SHORT EXERCISE
From the records below, extract all the text exactly and leave the images behind.

[Plotting code records]
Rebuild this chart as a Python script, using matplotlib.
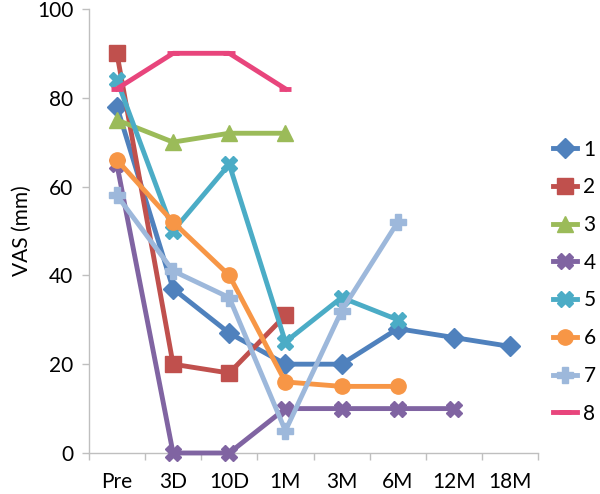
import matplotlib.pyplot as plt
import numpy as np

# timepoints and VAS values per patient (None = no measurement)
timepoints = ['Pre', '3D', '10D', '1M', '3M', '6M', '12M', '18M']
p1 = [78, 37, 27, 20, 20, 28, 26, 24]
p2 = [90, 20, 18, 31]
p3 = [75, 70, 72, 72]
p4 = [65, 0, 0, 10, 10, 10, 10]
p5 = [84, 50, 65, 25, 35, 30]
p6 = [66, 52, 40, 16, 15, 15]
p7 = [58, 41, 35, 5, 32, 52]
p8 = [82, 90, 90, 82]
series_names = ['1', '2', '3', '4', '5', '6', '7', '8']

plt.rcParams['font.family'] = ['Lato', 'DejaVu Sans']

colors = ['#4F81BD', '#C0504D', '#9BBB59', '#8064A2', '#4BACC6', '#F79646', '#9DB8DB', '#E8457C']
markers = ['D', 's', '^', 'X', 'X', 'o', 'P', '_']
sizes = [10, 11, 11, 11, 11, 11, 11, 9]

fig = plt.figure(figsize=(6, 4.94), dpi=100)
ax = fig.add_axes([0.148, 0.083, 0.749, 0.899])

data = [p1, p2, p3, p4, p5, p6, p7, p8]
for i, vals in enumerate(data):
  x = np.arange(len(vals))
  ax.plot(x, vals, color=colors[i], marker=markers[i], markersize=sizes[i],
          lw=3.5, mew=3.5 if markers[i] == '_' else 1, mec=colors[i],
          label=series_names[i], clip_on=False, zorder=3)

ax.set_xlim(-0.5, len(timepoints) - 0.5)
ax.set_ylim(0, 100)
ax.set_yticks([0, 20, 40, 60, 80, 100])
ax.set_xticks(np.arange(len(timepoints)))
ax.set_xticklabels(timepoints)
ax.set_xticks(np.arange(len(timepoints) + 1) - 0.5, minor=True)
ax.tick_params(axis='x', which='major', length=0, pad=14, labelsize=15)
ax.tick_params(axis='x', which='minor', length=5, color='#BFBFBF', width=1)
ax.tick_params(axis='y', length=5, color='#BFBFBF', width=1, labelsize=15, pad=6)
for s in ['top', 'right']:
  ax.spines[s].set_visible(False)
for s in ['left', 'bottom']:
  ax.spines[s].set_color('#BFBFBF')
  ax.spines[s].set_linewidth(1)
ax.set_ylabel('VAS (mm)', fontsize=15, labelpad=4)

fig.legend(loc='center left', bbox_to_anchor=(0.922, 0.43), frameon=False,
           fontsize=15, handlelength=1.15, handletextpad=0.3, labelspacing=0.85,
           borderaxespad=0, borderpad=0)

plt.savefig('out.png', dpi=100)
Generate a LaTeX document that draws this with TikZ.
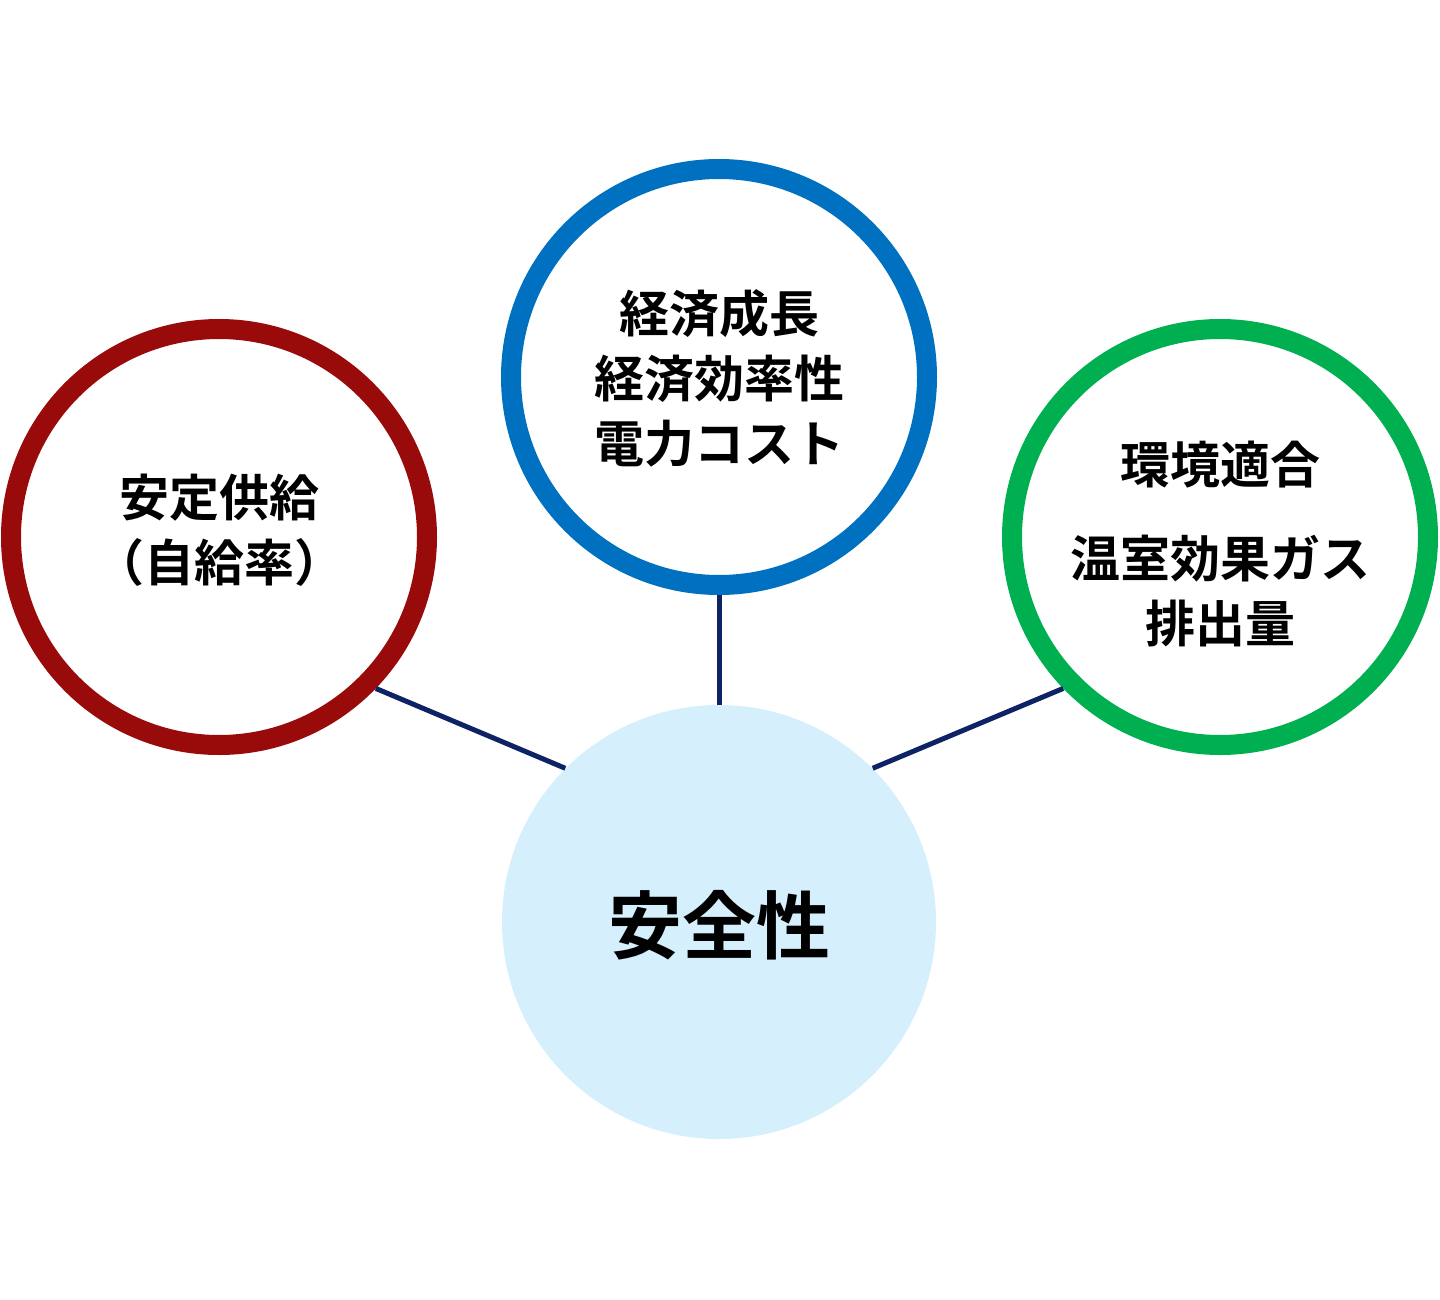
\documentclass[tikz,border=0pt]{standalone}
\usepackage{fontspec}
\newfontfamily\jp{Noto Sans CJK JP Bold}
\definecolor{cred}{HTML}{990A0A}
\definecolor{cblue}{HTML}{0070C0}
\definecolor{cgreen}{HTML}{00B050}
\definecolor{cfill}{HTML}{D5EFFC}
\definecolor{cline}{HTML}{0D2366}
\begin{document}
\begin{tikzpicture}[x=0.5pt,y=-0.5pt,
  ring/.style={circle,draw,line width=10pt,minimum size=208pt,inner sep=0pt},
  lbl/.style={font=\jp\fontsize{25}{32.5}\selectfont,align=center,inner sep=0pt},
  conn/.style={draw=cline,line width=2.5pt}]
\useasboundingbox (0,0) rectangle (1440,1300);
\node[ring,draw=cred] (red) at (219,537) {};
\node[ring,draw=cblue] (blue) at (719,377) {};
\node[ring,draw=cgreen] (green) at (1220,537) {};
\node[circle,fill=cfill,minimum size=217pt,inner sep=0pt] (safe) at (719,922) {};
\draw[conn] (blue.south) -- (safe.north);
\draw[conn] (red.-44) -- (safe.135);
\draw[conn] (green.-136) -- (safe.45);
\node[lbl] (t1) at (219,530) {安定供給\\（自給率）};
\node[lbl] (t2) at (719,378) {経済成長\\経済効率性\\電力コスト};
\node[lbl] (t3a) at (1220,465) {環境適合};
\node[lbl] (t3b) at (1220,591) {温室効果ガス\\排出量};
\node[font=\jp\fontsize{37}{40}\selectfont,inner sep=0pt] (t4) at (719,925) {安全性};
\end{tikzpicture}
\end{document}
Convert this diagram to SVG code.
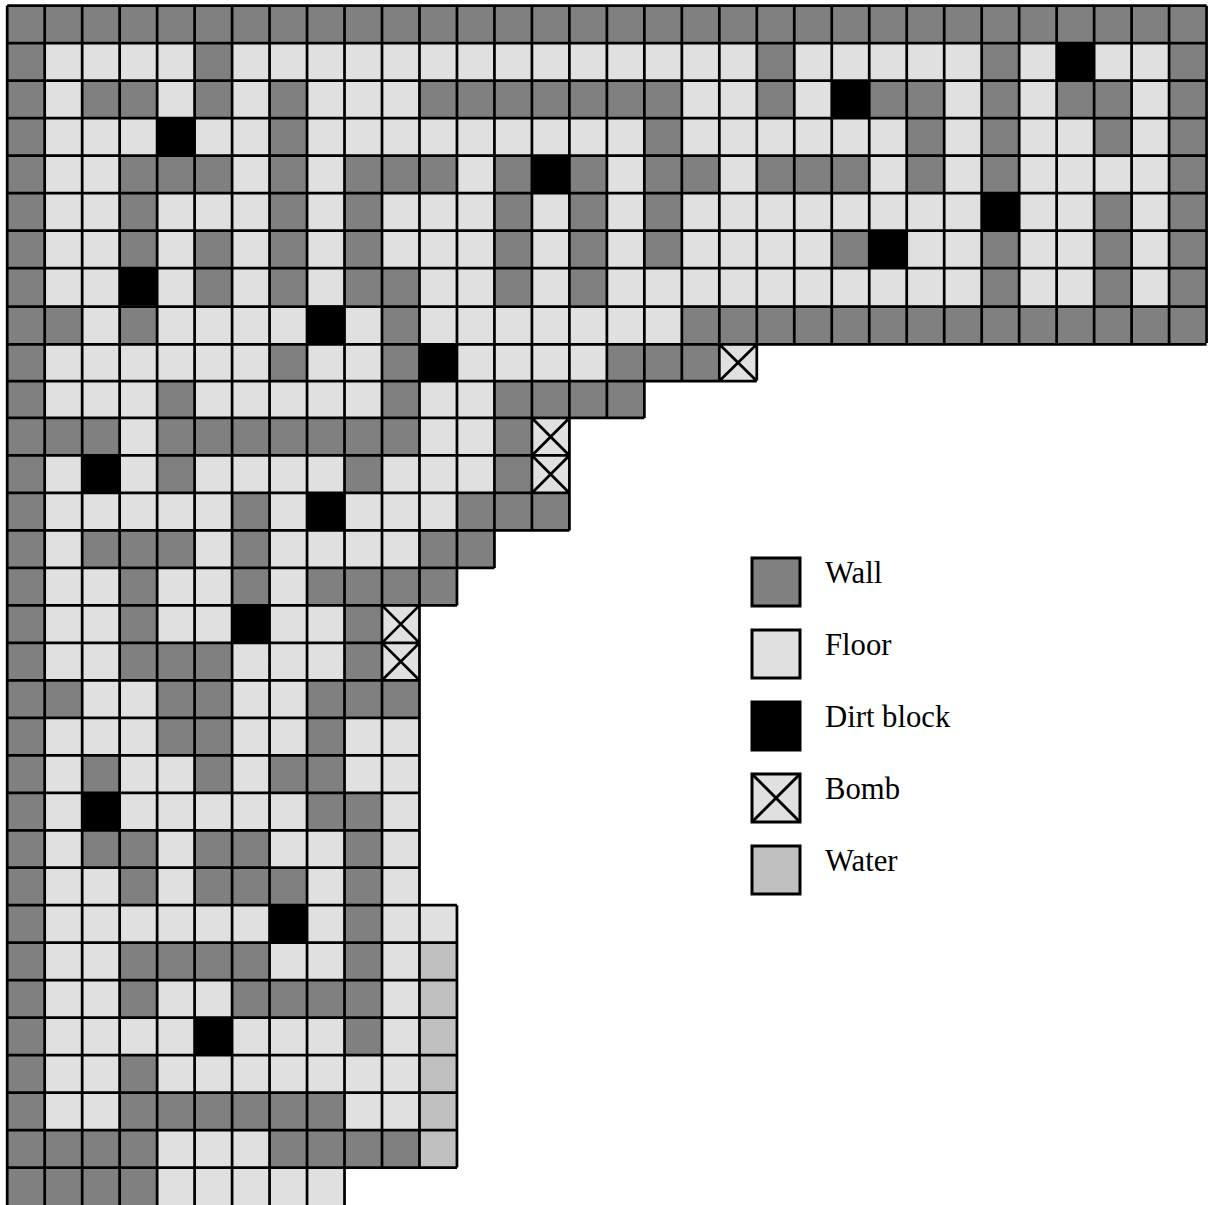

COMPLETE OUTPUT
Rebuild this chart as a Python script, using matplotlib.
import matplotlib.pyplot as plt
import numpy as np

# timepoints and VAS values per patient (None = no measurement)
timepoints = ['Pre', '3D', '10D', '1M', '3M', '6M', '12M', '18M']
p1 = [78, 37, 27, 20, 20, 28, 26, 24]
p2 = [90, 20, 18, 31]
p3 = [75, 70, 72, 72]
p4 = [65, 0, 0, 10, 10, 10, 10]
p5 = [84, 50, 65, 25, 35, 30]
p6 = [66, 52, 40, 16, 15, 15]
p7 = [58, 41, 35, 5, 32, 52]
p8 = [82, 90, 90, 82]
series_names = ['1', '2', '3', '4', '5', '6', '7', '8']

plt.rcParams['font.family'] = ['Lato', 'DejaVu Sans']

colors = ['#4F81BD', '#C0504D', '#9BBB59', '#8064A2', '#4BACC6', '#F79646', '#9DB8DB', '#E8457C']
markers = ['D', 's', '^', 'X', 'X', 'o', 'P', '_']
sizes = [10, 11, 11, 11, 11, 11, 11, 9]

fig = plt.figure(figsize=(6, 4.94), dpi=100)
ax = fig.add_axes([0.148, 0.083, 0.749, 0.899])

data = [p1, p2, p3, p4, p5, p6, p7, p8]
for i, vals in enumerate(data):
  x = np.arange(len(vals))
  ax.plot(x, vals, color=colors[i], marker=markers[i], markersize=sizes[i],
          lw=3.5, mew=3.5 if markers[i] == '_' else 1, mec=colors[i],
          label=series_names[i], clip_on=False, zorder=3)

ax.set_xlim(-0.5, len(timepoints) - 0.5)
ax.set_ylim(0, 100)
ax.set_yticks([0, 20, 40, 60, 80, 100])
ax.set_xticks(np.arange(len(timepoints)))
ax.set_xticklabels(timepoints)
ax.set_xticks(np.arange(len(timepoints) + 1) - 0.5, minor=True)
ax.tick_params(axis='x', which='major', length=0, pad=14, labelsize=15)
ax.tick_params(axis='x', which='minor', length=5, color='#BFBFBF', width=1)
ax.tick_params(axis='y', length=5, color='#BFBFBF', width=1, labelsize=15, pad=6)
for s in ['top', 'right']:
  ax.spines[s].set_visible(False)
for s in ['left', 'bottom']:
  ax.spines[s].set_color('#BFBFBF')
  ax.spines[s].set_linewidth(1)
ax.set_ylabel('VAS (mm)', fontsize=15, labelpad=4)

fig.legend(loc='center left', bbox_to_anchor=(0.922, 0.43), frameon=False,
           fontsize=15, handlelength=1.15, handletextpad=0.3, labelspacing=0.85,
           borderaxespad=0, borderpad=0)

plt.savefig('out.png', dpi=100)
Generate a LaTeX document that draws this with TikZ.
\documentclass[tikz,border=0pt]{standalone}
\usepackage{fontspec}
\newfontfamily\jp{Noto Sans CJK JP Bold}
\definecolor{cred}{HTML}{990A0A}
\definecolor{cblue}{HTML}{0070C0}
\definecolor{cgreen}{HTML}{00B050}
\definecolor{cfill}{HTML}{D5EFFC}
\definecolor{cline}{HTML}{0D2366}
\begin{document}
\begin{tikzpicture}[x=0.5pt,y=-0.5pt,
  ring/.style={circle,draw,line width=10pt,minimum size=208pt,inner sep=0pt},
  lbl/.style={font=\jp\fontsize{25}{32.5}\selectfont,align=center,inner sep=0pt},
  conn/.style={draw=cline,line width=2.5pt}]
\useasboundingbox (0,0) rectangle (1440,1300);
\node[ring,draw=cred] (red) at (219,537) {};
\node[ring,draw=cblue] (blue) at (719,377) {};
\node[ring,draw=cgreen] (green) at (1220,537) {};
\node[circle,fill=cfill,minimum size=217pt,inner sep=0pt] (safe) at (719,922) {};
\draw[conn] (blue.south) -- (safe.north);
\draw[conn] (red.-44) -- (safe.135);
\draw[conn] (green.-136) -- (safe.45);
\node[lbl] (t1) at (219,530) {安定供給\\（自給率）};
\node[lbl] (t2) at (719,378) {経済成長\\経済効率性\\電力コスト};
\node[lbl] (t3a) at (1220,465) {環境適合};
\node[lbl] (t3b) at (1220,591) {温室効果ガス\\排出量};
\node[font=\jp\fontsize{37}{40}\selectfont,inner sep=0pt] (t4) at (719,925) {安全性};
\end{tikzpicture}
\end{document}
Convert this diagram to SVG code.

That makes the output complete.